Technikart, février 2002, par Jacques Braunstein
Le droit de penser
Deux essais viennent reposer brillamment les grands débats de l’époque.
L’autre jour, dans « Droit d’auteurs » sur France 5, étaient présentés deux livres qu’à priori tout oppose. D’un côté, La Pensée molle de Daniel Accursi, présent sur le plateau et dont on suit le travail avec une régularité quasi filiale (La Philosophie d’Ubu, Puf, 1999, Merdre, Puf, 2000). De l’autre, un texte anonyme, « un tract », comme l’expliquait son éditeur, intitulé Vive le matérialisme !

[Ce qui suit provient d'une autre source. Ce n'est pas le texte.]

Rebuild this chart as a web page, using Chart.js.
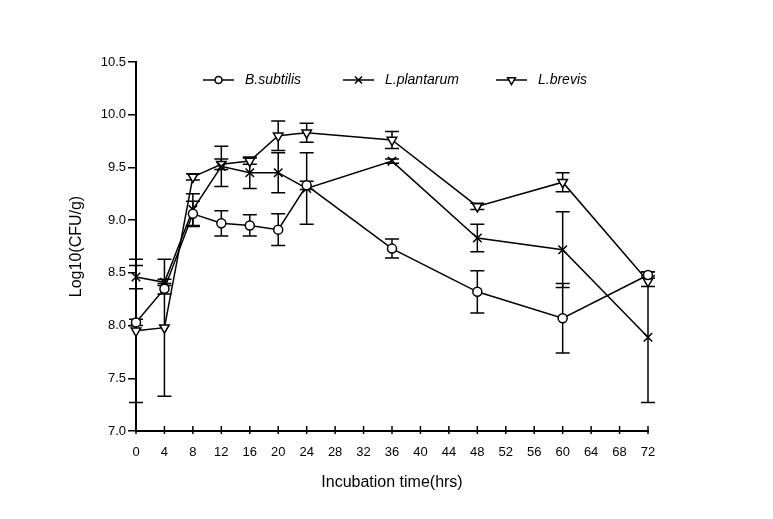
<!DOCTYPE html>
<html><head><meta charset="utf-8">
<script src="https://cdn.jsdelivr.net/npm/chart.js@4/dist/chart.umd.min.js"></script>
<style>html,body{margin:0;padding:0;background:#fff}#wrap{width:773px;height:519px}</style>
</head><body><div id="wrap"><canvas id="c" width="773" height="519"></canvas></div>
<script>
const hours = [0, 4, 8, 12, 16, 20, 24, 36, 48, 60, 72];
const bSubtilis = [8.03, 8.35, 9.06, 8.97, 8.95, 8.91, 9.33, 8.73, 8.32, 8.07, 8.48];
const bSubtilisErr = [0.03, 0.05, 0.12, 0.12, 0.10, 0.15, 0.04, 0.09, 0.20, 0.33, 0.03];
const lPlantarum = [8.46, 8.41, 9.10, 9.51, 9.45, 9.45, 9.30, 9.56, 8.83, 8.72, 7.89];
const lPlantarumErr = [0.11, 0.03, 0.15, 0.19, 0.15, 0.19, 0.34, 0.02, 0.13, 0.36, 0.62];
const lBrevis = [7.95, 7.98, 9.41, 9.53, 9.56, 9.80, 9.83, 9.76, 9.13, 9.36, 8.42];
const lBrevisErr = [0.68, 0.65, 0.03, 0.05, 0.03, 0.14, 0.09, 0.08, 0.03, 0.09, 0.05];
const seriesNames = ['B.subtilis', 'L.plantarum', 'L.brevis'];
const xTicks = [0, 4, 8, 12, 16, 20, 24, 28, 32, 36, 40, 44, 48, 52, 56, 60, 64, 68, 72];

function pts(vals){ return hours.map((h,i)=>({x:h,y:vals[i]})); }

const FONT = 'Liberation Sans, Arial, sans-serif';
const styles = [
  {pointStyle:'circle', radius:4.5, rotation:0},
  {pointStyle:'crossRot', radius:6, rotation:0},
  {pointStyle:'triangle', radius:5.5, rotation:180}
];
const errs = [bSubtilisErr, lPlantarumErr, lBrevisErr];

const errorBars = {
  id:'errorBars',
  beforeDatasetsDraw(chart){
    const ctx = chart.ctx, ys = chart.scales.y, xs = chart.scales.x;
    ctx.save();
    ctx.strokeStyle = '#000'; ctx.lineWidth = 1.5;
    chart.data.datasets.forEach((ds, di)=>{
      ds.data.forEach((p, i)=>{
        const e = errs[di][i];
        const x = xs.getPixelForValue(p.x);
        const y1 = ys.getPixelForValue(p.y + e), y2 = ys.getPixelForValue(p.y - e);
        ctx.beginPath();
        ctx.moveTo(x, y1); ctx.lineTo(x, y2);
        ctx.moveTo(x-7, y1); ctx.lineTo(x+7, y1);
        ctx.moveTo(x-7, y2); ctx.lineTo(x+7, y2);
        ctx.stroke();
      });
    });
    ctx.restore();
  },
  afterDraw(chart){
    const ctx = chart.ctx, xs = chart.scales.x, a = chart.chartArea;
    ctx.save();
    ctx.strokeStyle = '#000'; ctx.lineWidth = 1.5;
    xs.ticks.forEach(t=>{
      const x = xs.getPixelForValue(t.value);
      ctx.beginPath(); ctx.moveTo(x, a.bottom+3); ctx.lineTo(x, a.bottom-5); ctx.stroke();
    });
    const ly = a.top + 18;
    const items = [67, 207, 360];
    chart.data.datasets.forEach((ds, di)=>{
      const x0 = a.left + items[di];
      ctx.strokeStyle = '#000'; ctx.lineWidth = 1.5;
      ctx.beginPath(); ctx.moveTo(x0, ly); ctx.lineTo(x0+31, ly); ctx.stroke();
      ctx.fillStyle = '#fff';
      Chart.helpers.drawPoint(ctx, {pointStyle: styles[di].pointStyle, radius: styles[di].radius-1, rotation: styles[di].rotation, borderWidth:1.5}, x0+15.5, ly);
      ctx.fillStyle = '#000';
      ctx.font = 'italic 14px ' + FONT;
      ctx.textBaseline = 'middle'; ctx.textAlign = 'left';
      ctx.fillText(seriesNames[di], x0 + 42, ly);
    });
    ctx.restore();
  }
};

new Chart(document.getElementById('c'), {
  type:'line',
  data:{
    datasets:[bSubtilis, lPlantarum, lBrevis].map((v, di)=>({
      label: seriesNames[di],
      data: pts(v),
      borderColor:'#000', borderWidth:1.5,
      pointStyle: styles[di].pointStyle, pointRadius: styles[di].radius,
      pointRotation: styles[di].rotation,
      pointBackgroundColor:'#fff', pointBorderColor:'#000', pointBorderWidth:1.5,
      tension:0, fill:false, clip:false
    }))
  },
  options:{
    responsive:false, animation:false, devicePixelRatio:1,
    layout:{padding:{left:63, right:125, top:62, bottom:23}},
    plugins:{legend:{display:false}, tooltip:{enabled:false}},
    scales:{
      x:{
        type:'linear', min:0, max:72,
        afterBuildTicks(s){ s.ticks = xTicks.map(v=>({value:v})); },
        grid:{display:false},
        border:{display:true, color:'#000', width:2},
        ticks:{color:'#000', font:{family:FONT, size:13}, padding:6, maxRotation:0, autoSkip:false},
        title:{display:true, text:'Incubation time(hrs)', color:'#000', font:{family:FONT, size:16}, padding:{top:4, bottom:4}},
        afterFit(s){ s.height = 519 - 431 - 23; }
      },
      y:{
        min:7.0, max:10.5,
        afterBuildTicks(s){ const t=[]; for(let v=7.0; v<=10.5001; v+=0.5) t.push({value:+v.toFixed(1)}); s.ticks=t; },
        grid:{display:true, drawOnChartArea:false, drawTicks:true, tickLength:8, color:'#000', lineWidth:1.5},
        border:{display:true, color:'#000', width:2},
        ticks:{color:'#000', font:{family:FONT, size:13}, padding:2, callback:v=>Number(v).toFixed(1)},
        title:{display:true, text:'Log10(CFU/g)', color:'#000', font:{family:FONT, size:16}, padding:{top:4, bottom:4}},
        afterFit(s){ s.width = 136 - 63; }
      }
    }
  },
  plugins:[errorBars]
});
</script>
</body></html>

Daniel Accursi s’en prend aux philosophes télévisuels adeptes d’une « pensée moralisatrice, doucereuse, sirupeuse, insinuante, pleine de bienveillance où chacun aime son prochain comme soi-même, pensée consensuelle où toute révolte, toute dissonance constitue une faute de goût. » Pour lui, réduire la philosophie à la morale, qui n’est qu’une de ses branches, c’est s’interdire de penser. En posant tous les problèmes en terme de responsabilité, les BHL, Luc Ferry et autre Conte-Sponville nous rendent comptables de tous les malheurs du monde et nous interdisent d’agir pour changer quoi que ce soit.
De même Vive le matérialisme !, ce libelle savant et parfois ardu est une charge contre le spiritualisme et les dérives qu’il induit. Car même si le marxisme n’est pas la seule philosophie valable, verser dans le spiritualisme, sacraliser l’art ou tout autre objet, c’est à nouveau s’interdire toute réflexion critique : se condamner à toujours en référer à une instance supérieure, car pour le spiritualisme « l’esprit est tout » alors que, pour le matérialisme, « celui-ci n’est pas tout, parce que rien n’est tout ». De ce « rien n’est tout » naît la liberté de comparer, d’argumenter, de philosopher, de penser, en fait. Il était bon que ces deux textes viennent nous le rappeler.